You only get one chance at making a good first impression. This seemed something of a mantra for 88rising at its first-ever Jakarta edition of the label’s Head in the Clouds (HITC) festival (December 3-4).
From its choice of venue alone, festivalgoers – especially, those who had been anticipating the festival since its announcement back in March – could tell how HITC Jakarta attempted to rise above the city’s recently saturated (and frenzied) festival market. While festivals such as We The Fest preferred venues nestled in the heart of the city, HITC Jakarta decided to go for a blue-seas-and-white-sands ambience at the distant end of the province. Crowd management officers were stationed almost literally in every corner, and even the country’s minister of tourism Sandiaga Uno showed up, adding to the already star-studded weekend.
88rising laid the groundwork: HITC Jakarta had the bearings to be the biggest spectacle of the year. And then, the stars showed up. As did the sandy gales and the heat waves.
Nearly every act that graced the stage made quips about the scorching weather, and some of them adapted cleverly to it. Visibly drenched in sweat, Ylona Garcia delivered an extra sultry set, further accentuated by her poised swag through ‘Space’ and her take on Gnarls Barkley’s 2006 hit ‘Crazy’. BAP. and torrid temperature were an unexpectedly perfect match in hell, especially once the rapper popped off on ‘RICHTER / RICHTER’ and ‘GOYA’. Fellow rapper and day two headliner Rich Brian showed up only in an undershirt and cargo pants with a piping hot rendition of ‘Edamame’.

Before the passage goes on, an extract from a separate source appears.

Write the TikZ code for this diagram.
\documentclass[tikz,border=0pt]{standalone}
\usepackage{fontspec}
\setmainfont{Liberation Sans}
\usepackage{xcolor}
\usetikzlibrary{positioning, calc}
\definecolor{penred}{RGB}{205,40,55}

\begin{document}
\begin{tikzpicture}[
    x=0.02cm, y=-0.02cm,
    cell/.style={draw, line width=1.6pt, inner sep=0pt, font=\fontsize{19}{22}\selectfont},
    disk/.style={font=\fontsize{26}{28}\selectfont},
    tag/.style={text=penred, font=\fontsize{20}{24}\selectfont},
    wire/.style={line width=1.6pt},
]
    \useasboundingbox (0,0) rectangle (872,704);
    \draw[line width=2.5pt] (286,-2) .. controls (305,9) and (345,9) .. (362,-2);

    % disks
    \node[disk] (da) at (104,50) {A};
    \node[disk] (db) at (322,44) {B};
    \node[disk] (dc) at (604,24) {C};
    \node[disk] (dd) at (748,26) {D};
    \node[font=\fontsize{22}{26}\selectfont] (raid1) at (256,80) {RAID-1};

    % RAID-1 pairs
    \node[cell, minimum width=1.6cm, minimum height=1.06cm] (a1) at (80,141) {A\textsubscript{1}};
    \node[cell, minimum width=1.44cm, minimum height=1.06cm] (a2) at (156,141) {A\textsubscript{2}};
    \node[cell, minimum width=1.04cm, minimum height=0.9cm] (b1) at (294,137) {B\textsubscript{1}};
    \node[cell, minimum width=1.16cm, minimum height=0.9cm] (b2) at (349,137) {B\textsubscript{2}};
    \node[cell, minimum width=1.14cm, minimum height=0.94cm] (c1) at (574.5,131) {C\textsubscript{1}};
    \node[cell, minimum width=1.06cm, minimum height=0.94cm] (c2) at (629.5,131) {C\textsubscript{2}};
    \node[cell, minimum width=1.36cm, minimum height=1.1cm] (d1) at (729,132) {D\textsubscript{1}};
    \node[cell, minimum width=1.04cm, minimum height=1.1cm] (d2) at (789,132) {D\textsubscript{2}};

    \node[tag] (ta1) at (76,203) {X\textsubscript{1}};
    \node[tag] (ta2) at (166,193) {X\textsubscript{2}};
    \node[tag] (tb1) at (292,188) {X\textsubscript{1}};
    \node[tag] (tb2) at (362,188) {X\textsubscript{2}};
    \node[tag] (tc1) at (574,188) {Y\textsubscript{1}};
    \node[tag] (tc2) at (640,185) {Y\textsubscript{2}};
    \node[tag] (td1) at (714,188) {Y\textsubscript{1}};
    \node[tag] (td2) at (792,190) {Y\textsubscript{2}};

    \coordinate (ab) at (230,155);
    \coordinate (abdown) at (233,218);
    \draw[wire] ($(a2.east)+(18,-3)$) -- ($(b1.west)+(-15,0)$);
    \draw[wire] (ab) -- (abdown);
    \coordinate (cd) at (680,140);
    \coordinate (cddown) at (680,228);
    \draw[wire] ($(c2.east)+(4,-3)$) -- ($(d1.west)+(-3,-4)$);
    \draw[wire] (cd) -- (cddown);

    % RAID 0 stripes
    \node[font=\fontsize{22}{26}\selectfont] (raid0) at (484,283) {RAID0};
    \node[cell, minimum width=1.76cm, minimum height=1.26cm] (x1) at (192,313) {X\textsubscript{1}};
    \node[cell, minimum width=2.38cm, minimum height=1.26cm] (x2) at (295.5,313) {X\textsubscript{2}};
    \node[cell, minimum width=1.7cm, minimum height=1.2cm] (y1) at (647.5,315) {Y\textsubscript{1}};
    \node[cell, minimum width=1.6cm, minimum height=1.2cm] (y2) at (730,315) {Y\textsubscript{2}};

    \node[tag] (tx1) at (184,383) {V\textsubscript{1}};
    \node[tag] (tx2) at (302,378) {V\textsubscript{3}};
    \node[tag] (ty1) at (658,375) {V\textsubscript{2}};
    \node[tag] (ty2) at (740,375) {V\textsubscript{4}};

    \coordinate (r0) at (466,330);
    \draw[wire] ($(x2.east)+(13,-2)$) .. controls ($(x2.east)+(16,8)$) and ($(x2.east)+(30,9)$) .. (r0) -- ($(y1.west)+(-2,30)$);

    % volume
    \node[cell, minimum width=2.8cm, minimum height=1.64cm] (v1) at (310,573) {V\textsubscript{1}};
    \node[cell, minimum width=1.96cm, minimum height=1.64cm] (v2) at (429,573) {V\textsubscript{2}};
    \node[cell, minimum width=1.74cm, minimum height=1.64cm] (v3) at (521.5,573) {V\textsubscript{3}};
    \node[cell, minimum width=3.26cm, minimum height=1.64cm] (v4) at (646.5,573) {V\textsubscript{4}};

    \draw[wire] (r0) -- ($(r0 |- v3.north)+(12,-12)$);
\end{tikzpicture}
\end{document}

Several acts managed to keep themselves unfazed by the heat, resulting in some of the most memorable performances of the weekend. BIBI and her backup dancers did not miss a beat throughout their set – a commendable consistency that began from the savage ‘Blade’ until the ferocious ‘BIBI Vengeance’. The crowd practically lost it once BIBI started bumping and grinding through the lyrically vivid ‘BINU’ and ‘She Got It’. It is not everyday you get to see thousands of Indonesians singing lines like “Pack of cigarette and condom in my pocket” at the top of their lungs in public spaces.

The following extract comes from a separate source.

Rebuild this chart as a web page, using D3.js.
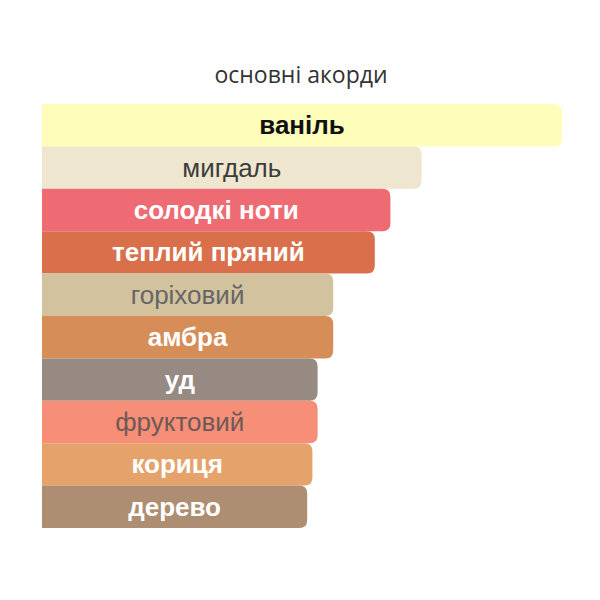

BIBI was not the only one making a great first (and lasting) impression. Voice of Baceprot brought out an all-female choir as they blessed the roaring crowd with ‘God, Allow Me (Please) To Make Music’. MILLI basked in the sun, cracking jokes and shaking her booty as she showcased her debut album, ‘BABB BUM BUM’.
Yoasobi’s set felt like a cool glass of water for audiences who were particularly a fan of anisongs and J-pop, conjuring one of the loudest sing-alongs of the weekend. The award for best crowd interaction, though, went to eaJ who was so moved by his audience’s energy that he took a victory lap around the entire tribune area twice.
Surprisingly, HITC Jakarta’s biggest letdowns came from those who were supposed to be the biggest draws of the festival. Joji, for one, was seemingly unable to handle the heat and the humidity. He was perfectly game when he kicked things off with the misty ‘Will He’ but visibly lost steam once it was time to close his set with crowd-pleasers ‘SLOW DANCING IN THE DARK’ and ‘Glimpse of Us’. On several occasions, he tried to amuse his audience by situating his crotch above the stage fan while poking fun at the weather – a skit that was cringier than it should have been. Moreover, he was obscured by the excessive smoke and fog on the stage.
His fellow headliners weren’t doing so hot either. Observing NIKI’s performance at the HITC Jakarta alone, it would be difficult to peg her as a Coachella breakout act with a solo North American tour under her belt. Possibly due to either the heat or technical issues, NIKI’s vocals were often nasally and inarticulate – as if she could not keep up with the wordiness of her latest album ‘Nicole’. Her vocals were more of a murmur throughout ‘High School in Jakarta’, though she did slightly better when she slowed things down through the ballad ‘Lose’.
Jackson Wang was on point as usual, but his robotic choreography and lack of spontaneity onstage made the set feel more manufactured than magical. ‘Blue’ could have been his opportunity to establish a degree of intimacy with his adoring front row, but he decided to stick to the routine instead. His efficiency resulted in his set ending 13 minutes earlier than scheduled, but he did manage to inspire a spontaneous sea of flashlights during ‘Dopamine’.
Despite having guest stars Vidi Aldiano and her mother Titi DJ by her side, Stephanie Poetri’s folky performance was overtly laid-back compared to the rest of the acts. She also kept herself under the shade, away from the sun and the crowd, leading to a disconnect between her and her fans.
Ultimately, a pitch-perfect first impression is difficult to achieve. HITC Jakarta’s debut was delightful enough for music fans who were looking for something fresh. Let’s hope that next year’s performers can handle the infamous Jakarta heat better.